Table Tops

The choice of table top material is of considerable importance in your restaurant furniture, bar or hotel seating design. They are subject to a considerable amount of wear and tear. The following are some points of consideration:

Laminate tops

Laminate is the preferred choice of table top for many commercial establishments since it is extremely durable, easy to clean and is available in a vast variety of colours and finishes from companies such as Formica (http://www.formica.co.uk).
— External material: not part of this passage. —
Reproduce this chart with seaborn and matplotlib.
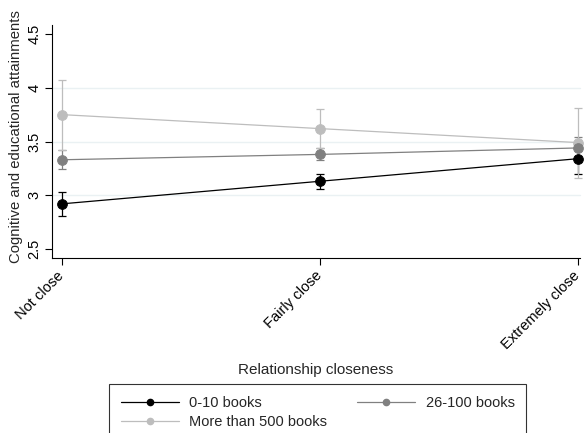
import numpy as np
import pandas as pd
import matplotlib
matplotlib.use("Agg")
import matplotlib.pyplot as plt
import seaborn as sns
from matplotlib.lines import Line2D

# categories and series (means with 95% CI bounds)
closeness = ["Not close", "Fairly close", "Extremely close"]
groups = ["0-10 books", "26-100 books", "More than 500 books"]
colors = ["#000000", "#808080", "#bdbdbd"]

mean_0_10 = [2.92, 3.13, 3.34]
lo_0_10 = [2.81, 3.06, 3.20]
hi_0_10 = [3.03, 3.20, 3.47]

mean_26_100 = [3.33, 3.38, 3.44]
lo_26_100 = [3.24, 3.33, 3.35]
hi_26_100 = [3.42, 3.44, 3.54]

mean_500 = [3.75, 3.62, 3.49]
lo_500 = [3.42, 3.44, 3.16]
hi_500 = [4.07, 3.80, 3.81]

yticks = [2.5, 3, 3.5, 4, 4.5]

means = [mean_0_10, mean_26_100, mean_500]
lows = [lo_0_10, lo_26_100, lo_500]
highs = [hi_0_10, hi_26_100, hi_500]

df = pd.DataFrame({
    "closeness": closeness * len(groups),
    "group": np.repeat(groups, len(closeness)),
    "value": np.concatenate(means),
})

sns.set_style("white")
plt.rcParams["font.family"] = ["Liberation Sans", "DejaVu Sans"]

fig = plt.figure(figsize=(5.84, 4.33), dpi=100)
ax = fig.add_axes([52 / 584, 1 - 258 / 433, 528 / 584, 233 / 433])

# faint gridlines at the interior ticks
for t in yticks[1:-1]:
    ax.axhline(t, color="#eaf1f3", linewidth=1, zorder=0)

# confidence intervals
pos = np.arange(len(closeness))
for g, c, m, lo, hi in zip(groups, colors, means, lows, highs):
    m, lo, hi = np.array(m), np.array(lo), np.array(hi)
    ax.errorbar(pos, m, yerr=[m - lo, hi - m], fmt="none", ecolor=c,
                elinewidth=0.9, capsize=3, capthick=0.9, zorder=1)

sns.pointplot(data=df, x="closeness", y="value", hue="group",
              hue_order=groups[::-1], order=closeness,
              palette=dict(zip(groups, colors)), errorbar=None,
              markers="o", markersize=7, linewidth=0.9, legend=False, ax=ax)

for art in ax.lines + ax.collections:
    art.set_clip_on(False)

ax.set_xlim(-0.039, 2.008)
ax.set_ylim(2.416, 4.584)
ax.set_yticks(yticks)
ax.set_yticklabels([f"{t:g}" for t in yticks], rotation=90, va="center")
ax.set_xticks(pos)
ax.set_xticklabels(closeness, rotation=45, ha="right", va="center",
                   rotation_mode="anchor")
ax.tick_params(bottom=True, left=True, direction="out", length=5, width=0.8,
               color="black", labelsize=10.5, labelcolor="black")
ax.tick_params(axis="y", pad=2.5)
ax.tick_params(axis="x", pad=6)

sns.despine(ax=ax)
for s in ["left", "bottom"]:
    ax.spines[s].set_color("black")
    ax.spines[s].set_linewidth(0.8)

ax.set_xlabel("Relationship closeness", fontsize=11)
ax.xaxis.set_label_coords(0.5, -0.45)
ax.set_ylabel("Cognitive and educational attainments", fontsize=10.7)
ax.yaxis.set_label_coords(-0.055, 0.52)

# legend filled row by row like the original
order = [0, 2, 1]
handles = [Line2D([], [], color=colors[i], marker="o", markersize=4.5,
                  linewidth=0.9) for i in order]
labels = [groups[i] for i in order]
leg = fig.legend(handles, labels, loc="upper left",
                 bbox_to_anchor=(109 / 584, 1 - 384 / 433), ncol=2,
                 frameon=True, fancybox=False, edgecolor="black",
                 handlelength=4.0, handletextpad=0.7, columnspacing=2.05,
                 labelspacing=0.35, borderpad=0.8, borderaxespad=0,
                 fontsize=10.5)
leg.get_frame().set_linewidth(0.8)

fig.savefig("out.png", dpi=100)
Laminates should be professionally bonded to a base material such as MDF board with balancing laminates to the reverse side to prevent distortion as specified by the manufacturer. Tops may be edged in laminate or provided with timber lippings. Normal cleaning requires only wiping down with a mild detergent such as washing up liquid and wiping dry. Care must be taken to prevent any moisture penetrating behind the laminate at junctions with timber lippings etc as this will eventually cause the laminate to curl away from the base material. Abrasive cleaners should not be used. Some true wood veneer laminates may be able to receive an epoxy lacquer treatment. In all cases check with the manufacturer the suitability and F.R qualities of the material you intend to use. Avoid use in locations where the tops may be liable to cigarette burns.

Wood

A natural material, which in certain kinds of environment can look better with age and use. If lacquered they should be treated with an acid cured lacquer which will resist the staining of acidic drinks. Normal lacquers once punctured or scratched will allow fluid through and lift the lacquer from beneath. If the wood is to be tinted then it is preferable to use a stain on the timber with acid cured lacquer over the top. Tinted lacquers look fine but once scratched or damaged the true wood colour will show through and it cannot easily be repaired. An alternative, which can maintain its look longer, is to use wood laminated tabletops on an MDF base. These are very hard wearing but can be damaged by cigarette burns.

Teak

The question of looking after teak table surfaces is quite simple. It is a solid wood whicn need to be cleaned with teak oil from time to time to keep it looking fresh. If there are any persistant marks, a careful use of a fine wire wool in the direction of the grain will remove any marks. Afterwards, re oil.

Stainless Steel

In many modern and catering locations stainless steel is an ideal material which will require only wiping down with regular detergent. It is not susceptible to etching by acidic or alcoholic drinks but liquids will mark if not removed. Even Stainless steel can be damaged by abrasion or scoring so abrasive cleaning materials should be avoided and care should be taken when storing or stacking them to avoid scratching of the surfaces.

Marble Tops

Marble tabletops can look very fine but Marble is a porous material and is subject to staining from acidic fruit drinks and can be easily scored and damaged. They can also be very heavy to move if this needs to be done regularly for cleaning. If fitted with cast Iron Bases they should be lifted by these and not by the top as they can easily separate from their fixings. Wipe down regularly with a damp cloth and mild detergent such as washing up liquid. There are some silicon treatments and maintenance kits which can be obtained from which will help to seal the surface and prevent marking.

Granite

Granite is an excellent material resistant to almost anything and looks very fine. It is however extremely heavy if it has to be moved and if dropped or knocked over is liable to fracture and cause damage or injury.

Copper

A traditional and beautiful material sometimes used for bar counters and tabletops. Hardwearing in most bar conditions but requires regular cleaning with a non abrasive household cleaner. If protected by a clear acrylic lacquer care should be taken to avoid spills especially of alcohol or acidic drinks by the use of coasters, wiping up any spills as soon as they occur. Do not place hot items on the surface. Small blemishes may be removed by light buffing with 0000 gauge steel wool followed by a light spray of acrylic lacquer.

Marmoleum

(http://www.forbo-flooring.co.uk)
Made from wholly natural and renewable materials such as Linseed oil and wood flour, this traditional flooring material can create long lasting and colourful table surfaces. It is liable to cigarette burns but these can sometimes be removed with mild abrasive cleaners.